Недоброхотов у кн. Волконского («врагов» здесь неуместно: лестно!) — недоброхотов у кн. Волконского на новом поприще оказалось много: за исключением актеров (не солистов) и нескольких высоко-стоящих лиц — все общественные круги, с которыми ему пришлось соприкоснуться. Тут и раздраженные самолюбия лиц его круга, старших по возрасту, «надеявшихся и оставшихся за флагом» (директор Императорских театров тридцати с чем-то лет от роду — неслыханно!), и актерские дрязги. Кипение конторское, кишение газетное. «Снизу подвохи, кругом недоброжелательство, сверху никакой поддержки». Высших оскорбляла в нем личность, свое, прямой хребет, низших — княжество.
«Такие слова как: князь, граф, помещик, сановник, чиновник — заранее определяют отношение к человеку, и люди никогда не затрудняли себя рассмотрением того: все ли князья похожи друга на друга, всякий ли сановник соответствует раз навсегда выработанному ярлыку, не говоря уже о том, чтобы проверить, соответствует ли вообще ярлык действительности. И еще удивляло меня, как люди делают человека ответственным за то, как другие к нему относятся. В самом деле, если городовой передо мной вытягивается в струнку, это не значит, что я горд; если человек передо мной лебезит, это не значит, что я чванлив…»
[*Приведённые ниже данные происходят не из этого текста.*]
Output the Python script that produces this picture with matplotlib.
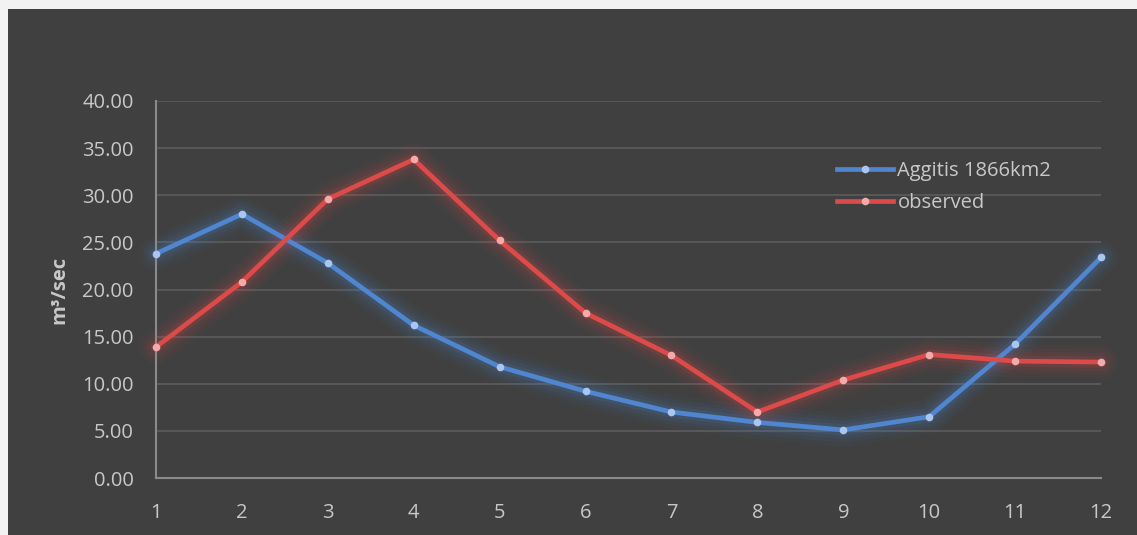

Отвлекаясь на секундочку от двухлетней каторги кн. Волконского на своем высоком посту, упомяну здесь об одном показательном случае из его детства. Ему лет семь-восемь, сидит в доме у управляющего и смотрит на картинки. За чайным столом несколько студентов. Вдруг один из них: «Князь!» — Смущенно (ибо детство застенчиво, а воспитанное детство — в особенности!) оборачивается. И звавший — другого под локоть:
— Ишь — откликается!
И, как отзвук, другая картина. Москва, лето 1917 г. Шайка красногвардейцев перед клеткой льва. Гикают, ржут, гогочут. И один, тыча в льва только что сорванной веткой: «Ишь — тоже царь!»
Те студенты 1867, родные деды солдатам 1917 г.